Die Rift trägt zwar das Vermächtnis VR wiederbelebt zu haben. Doch mittlerweile haben sich auch andere des neuen Kindes angenommen und verstehen ihre Kundschaft zuweilen besser. Kein Wunder, denn hinter der Vive steht Steam und hinter der Playstation VR das gigantische Unternehmen Sony. Oculus kann kaum auf solch ein Know-How zurückgreifen und auch Facebook hat wenig Erfahrung darin, dem Konsumenten etwas zu verkaufen.

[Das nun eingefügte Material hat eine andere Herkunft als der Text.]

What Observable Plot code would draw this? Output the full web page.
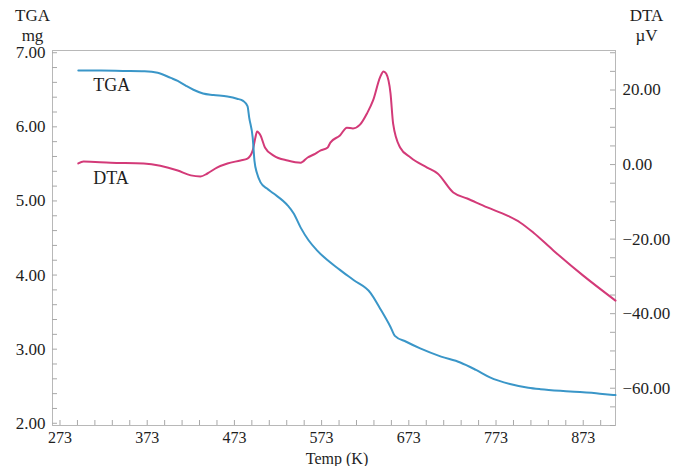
<!DOCTYPE html>
<html>
<head>
<meta charset="utf-8">
<script src="https://cdn.jsdelivr.net/npm/d3@7"></script>
<script src="https://cdn.jsdelivr.net/npm/@observablehq/plot@0.6"></script>
<style>
  html, body { margin: 0; padding: 0; background: white; }
</style>
</head>
<body>
<div id="chart"></div>
<script>
// Temperature (K) and TGA mass (mg)
const tgaTemp = [294, 320, 345, 370, 385, 400, 408, 418, 426, 437, 449, 465, 476, 483, 488, 490, 494, 496, 499, 503, 510, 518, 534, 541, 549, 558, 568, 594, 610, 629, 640, 652, 657, 670, 686, 710, 732, 750, 766, 789, 810, 824, 858, 892, 910];
const tgaMg   = [6.76, 6.76, 6.755, 6.75, 6.73, 6.66, 6.62, 6.55, 6.50, 6.45, 6.43, 6.41, 6.38, 6.35, 6.28, 6.12, 5.85, 5.54, 5.37, 5.25, 5.17, 5.10, 4.94, 4.83, 4.64, 4.47, 4.33, 4.07, 3.93, 3.76, 3.55, 3.30, 3.18, 3.10, 3.01, 2.90, 2.82, 2.72, 2.62, 2.53, 2.48, 2.46, 2.43, 2.40, 2.38];

// Temperature (K) and DTA signal (µV)
const dtaTemp = [294, 300, 331, 369, 388, 408, 423, 434, 442, 453, 465, 480, 488, 494, 497, 499, 503, 508, 518, 534, 549, 557, 564, 572, 580, 583, 594, 602, 609, 617, 625, 632, 640, 644, 647, 652, 655, 663, 675, 694, 706, 724, 740, 763, 786, 801, 816, 839, 873, 910];
const dtaUv   = [0.3, 0.8, 0.5, 0.3, -0.3, -1.6, -2.9, -3.2, -2.4, -0.8, 0.3, 1.1, 1.6, 3.8, 7.2, 8.9, 7.8, 4.6, 2.4, 1.1, 0.5, 1.9, 2.7, 3.8, 4.6, 5.9, 7.8, 9.9, 9.7, 10.7, 13.7, 17.2, 23.4, 25.0, 24.4, 19.1, 11.0, 4.6, 1.9, -0.8, -2.4, -7.5, -9.1, -11.5, -13.7, -15.6, -18.3, -23.1, -29.8, -36.5];

// Tick labels
const xTicks = [273, 373, 473, 573, 673, 773, 873];
const tgaTicks = [2, 3, 4, 5, 6, 7];
const dtaTicks = [-60, -40, -20, 0, 20];

// Scale setup
const xDomain = [264.4, 910];
const tgaDomain = [1.97, 7.03];
const dtaDomain = [-70, 30.6];
const toLeft = v => tgaDomain[0] + (v - dtaDomain[0]) * (tgaDomain[1] - tgaDomain[0]) / (dtaDomain[1] - dtaDomain[0]);
const fromLeft = m => dtaDomain[0] + (m - tgaDomain[0]) * (dtaDomain[1] - dtaDomain[0]) / (tgaDomain[1] - tgaDomain[0]);

const W = 679, H = 466, mT = 50, mB = 41, mL = 52, mR = 64;
const innerW = W - mL - mR, innerH = H - mT - mB;
const tickLen = 5;

const xMinor = d3.range(273, 910, 20);
const tgaMinor = d3.range(2, 7.01, 0.2);
const dtaMinor = d3.range(-70, 30.6, 5);

const tgaData = tgaTemp.map((t, i) => ({t, v: tgaMg[i]}));
const dtaData = dtaTemp.map((t, i) => ({t, v: toLeft(dtaUv[i])}));

const fmt = d3.format(".2f");
const serif = "Liberation Serif";
const txt = "#1e1e1e";
const gridGray = "#a8a8a8";

const chart = Plot.plot({
  width: W, height: H,
  marginTop: mT, marginBottom: mB, marginLeft: mL, marginRight: mR,
  style: {fontFamily: serif, fontSize: "17px", color: txt, background: "white"},
  x: {domain: xDomain},
  y: {domain: tgaDomain},
  marks: [
    Plot.frame({stroke: "#b8b8b8"}),
    // inward ticks
    Plot.tickX(xMinor, {x: d => d, insetTop: innerH - tickLen, stroke: gridGray}),
    Plot.tickY(tgaMinor, {y: d => d, insetRight: innerW - tickLen, stroke: gridGray}),
    Plot.tickY(dtaMinor.map(toLeft), {y: d => d, insetLeft: innerW - tickLen, stroke: gridGray}),
    // axes
    Plot.axisX(xTicks, {tickSize: 0, tickPadding: 6, tickFormat: d => String(d), label: null, fontSize: 16, fill: txt}),
    Plot.axisY(tgaTicks, {anchor: "left", tickSize: 0, tickPadding: 7, tickFormat: fmt, label: null, fontSize: 17, fill: txt}),
    Plot.axisY(dtaTicks.map(toLeft), {anchor: "right", tickSize: 0, tickPadding: 7, tickFormat: d => fmt(Math.round(fromLeft(d))), label: null, fontSize: 17, fill: txt}),
    // curves
    Plot.line(dtaData, {x: "t", y: "v", stroke: "#d33a78", strokeWidth: 2, curve: "monotone-x"}),
    Plot.line(tgaData, {x: "t", y: "v", stroke: "#3a96c8", strokeWidth: 2, curve: "monotone-x"}),
    // in-plot labels
    Plot.text(["TGA"], {x: 311, y: 6.56, text: d => d, textAnchor: "start", fontSize: 18, fill: txt}),
    Plot.text(["DTA"], {x: 311, y: 5.30, text: d => d, textAnchor: "start", fontSize: 18, fill: txt}),
    // axis titles
    Plot.text(["TGA\nmg"], {frameAnchor: "top-left", dx: -20, dy: -10, text: d => d, textAnchor: "middle", lineAnchor: "bottom", lineHeight: 1.12, fontSize: 17, fill: txt}),
    Plot.text(["DTA\nµV"], {frameAnchor: "top-right", dx: 31, dy: -10, text: d => d, textAnchor: "middle", lineAnchor: "bottom", lineHeight: 1.12, fontSize: 17, fill: txt}),
    Plot.text(["Temp (K)"], {frameAnchor: "bottom", dx: 3, dy: 38, text: d => d, textAnchor: "middle", lineAnchor: "bottom", fontSize: 16, fill: txt})
  ]
});
document.getElementById("chart").appendChild(chart);
</script>
</body>
</html>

Die Oculus Rift wird jedoch nicht sterben. Allein schon nicht, weil Facebook alles versuchen wird aus VR kein Minusgeschäft werden zu lassen. In der virtuellen Realität steckt ein riesiges Potential, welches die anderen Anbieter bisher einfach besser für ihre Zielgruppe nutzen konnten. Hier muss Oculus noch nachbessern – sie brauchen eine schärfere Vorstellung ihrer Nutzergruppe und Anwendungen, die die Wünsche der Nutzergruppe erfüllen. Wenn ihnen das gelingt, könnte sich die Oculus Rift wieder an die Spitze kämpfen.